Work to complete: Give the data again exactly as written, skipping any pictures.
⁂
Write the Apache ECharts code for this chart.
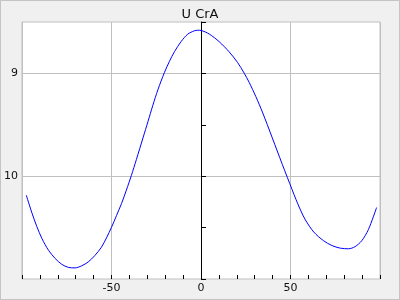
<!DOCTYPE html>
<html><head><meta charset="utf-8">
<script src="https://cdn.jsdelivr.net/npm/echarts@6/dist/echarts.min.js"></script>
<style>html,body{margin:0;padding:0;background:#f0f0f0}#c{width:400px;height:300px;box-sizing:border-box;border:1px solid #c4c4c4}</style>
</head><body><div id="c"></div>
<script>
const title = 'U CrA';
const phase = [-97.6,-94.4,-91.7,-88.9,-85.2,-81.5,-77.8,-74.1,-70.4,-66.7,-63,-59.3,-55.6,-52.8,-50,-47.2,-44.4,-41.7,-38.9,-36.1,-32.4,-29.6,-26.9,-24.1,-20.4,-17.6,-14.8,-11.1,-7.4,-3.7,-1.8,0,4.6,10.2,15.7,20.4,24.1,26.9,30.6,34.3,37,39.8,42.6,45.4,48.2,50.9,53.1,55.6,58.3,63,68.5,73.1,77.8,82.4,86.1,89.8,93.5,98.1];
const mag = [10.185,10.36,10.49,10.605,10.72,10.80,10.857,10.887,10.892,10.872,10.834,10.772,10.69,10.6,10.497,10.383,10.266,10.136,9.993,9.838,9.627,9.467,9.31,9.16,8.99,8.882,8.788,8.69,8.618,8.586,8.58,8.582,8.617,8.692,8.79,8.893,8.997,9.087,9.224,9.376,9.497,9.626,9.755,9.884,10.01,10.131,10.228,10.33,10.425,10.543,10.628,10.674,10.70,10.706,10.685,10.628,10.52,10.305];
const xTicks = {min:-100, max:100, interval:50};
const yTicks = {min:8.5, max:11, interval:0.5};

const chart = echarts.init(document.getElementById('c'), null, {renderer:'canvas'});
chart.setOption({
  backgroundColor:'#f0f0f0',
  animation:false,
  title:{text:title,left:'center',top:2,textStyle:{fontFamily:'DejaVu Sans',fontSize:13,fontWeight:'normal',color:'#111'}},
  grid:{left:20,right:19,top:21,bottom:20,show:true,backgroundColor:'#fff',borderColor:'#c0c0c0',borderWidth:1},
  xAxis:{type:'value',min:xTicks.min,max:xTicks.max,interval:xTicks.interval,
    axisLine:{show:false},
    axisTick:{show:true,inside:true,length:4,lineStyle:{color:'#000'}},
    minorTick:{show:true,splitNumber:5,length:4,lineStyle:{color:'#000'}},
    axisLabel:{showMinLabel:false,showMaxLabel:false,margin:4,fontFamily:'DejaVu Sans',fontSize:11,color:'#111'},
    splitLine:{show:true,lineStyle:{color:'#c0c0c0',width:1}}},
  yAxis:{type:'value',inverse:true,min:yTicks.min,max:yTicks.max,interval:yTicks.interval,
    axisLine:{show:true,onZero:true,lineStyle:{color:'#000',width:1}},
    axisTick:{show:true,inside:true,length:5,lineStyle:{color:'#000'}},
    axisLabel:{margin:4,fontFamily:'DejaVu Sans',fontSize:11,color:'#111',
      formatter:v=>(Math.abs(v-Math.round(v))<1e-6 && v>8.6 && v<10.9)?String(Math.round(v)):''},
    splitLine:{show:true,lineStyle:{color:['transparent','#c0c0c0','transparent','#c0c0c0','transparent','transparent'],width:1}}},
  series:[{type:'line',data:phase.map((p,i)=>[p,mag[i]]),showSymbol:false,smooth:0.3,
    lineStyle:{color:'#0000ff',width:1},clip:true}]
});
</script></body></html>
⁂
Result for this exercise:
Write the Apache ECharts code for this chart.
<!DOCTYPE html>
<html><head><meta charset="utf-8">
<script src="https://cdn.jsdelivr.net/npm/echarts@6/dist/echarts.min.js"></script>
<style>html,body{margin:0;padding:0;background:#f0f0f0}#c{width:400px;height:300px;box-sizing:border-box;border:1px solid #c4c4c4}</style>
</head><body><div id="c"></div>
<script>
const title = 'U CrA';
const phase = [-97.6,-94.4,-91.7,-88.9,-85.2,-81.5,-77.8,-74.1,-70.4,-66.7,-63,-59.3,-55.6,-52.8,-50,-47.2,-44.4,-41.7,-38.9,-36.1,-32.4,-29.6,-26.9,-24.1,-20.4,-17.6,-14.8,-11.1,-7.4,-3.7,-1.8,0,4.6,10.2,15.7,20.4,24.1,26.9,30.6,34.3,37,39.8,42.6,45.4,48.2,50.9,53.1,55.6,58.3,63,68.5,73.1,77.8,82.4,86.1,89.8,93.5,98.1];
const mag = [10.185,10.36,10.49,10.605,10.72,10.80,10.857,10.887,10.892,10.872,10.834,10.772,10.69,10.6,10.497,10.383,10.266,10.136,9.993,9.838,9.627,9.467,9.31,9.16,8.99,8.882,8.788,8.69,8.618,8.586,8.58,8.582,8.617,8.692,8.79,8.893,8.997,9.087,9.224,9.376,9.497,9.626,9.755,9.884,10.01,10.131,10.228,10.33,10.425,10.543,10.628,10.674,10.70,10.706,10.685,10.628,10.52,10.305];
const xTicks = {min:-100, max:100, interval:50};
const yTicks = {min:8.5, max:11, interval:0.5};

const chart = echarts.init(document.getElementById('c'), null, {renderer:'canvas'});
chart.setOption({
  backgroundColor:'#f0f0f0',
  animation:false,
  title:{text:title,left:'center',top:2,textStyle:{fontFamily:'DejaVu Sans',fontSize:13,fontWeight:'normal',color:'#111'}},
  grid:{left:20,right:19,top:21,bottom:20,show:true,backgroundColor:'#fff',borderColor:'#c0c0c0',borderWidth:1},
  xAxis:{type:'value',min:xTicks.min,max:xTicks.max,interval:xTicks.interval,
    axisLine:{show:false},
    axisTick:{show:true,inside:true,length:4,lineStyle:{color:'#000'}},
    minorTick:{show:true,splitNumber:5,length:4,lineStyle:{color:'#000'}},
    axisLabel:{showMinLabel:false,showMaxLabel:false,margin:4,fontFamily:'DejaVu Sans',fontSize:11,color:'#111'},
    splitLine:{show:true,lineStyle:{color:'#c0c0c0',width:1}}},
  yAxis:{type:'value',inverse:true,min:yTicks.min,max:yTicks.max,interval:yTicks.interval,
    axisLine:{show:true,onZero:true,lineStyle:{color:'#000',width:1}},
    axisTick:{show:true,inside:true,length:5,lineStyle:{color:'#000'}},
    axisLabel:{margin:4,fontFamily:'DejaVu Sans',fontSize:11,color:'#111',
      formatter:v=>(Math.abs(v-Math.round(v))<1e-6 && v>8.6 && v<10.9)?String(Math.round(v)):''},
    splitLine:{show:true,lineStyle:{color:['transparent','#c0c0c0','transparent','#c0c0c0','transparent','transparent'],width:1}}},
  series:[{type:'line',data:phase.map((p,i)=>[p,mag[i]]),showSymbol:false,smooth:0.3,
    lineStyle:{color:'#0000ff',width:1},clip:true}]
});
</script></body></html>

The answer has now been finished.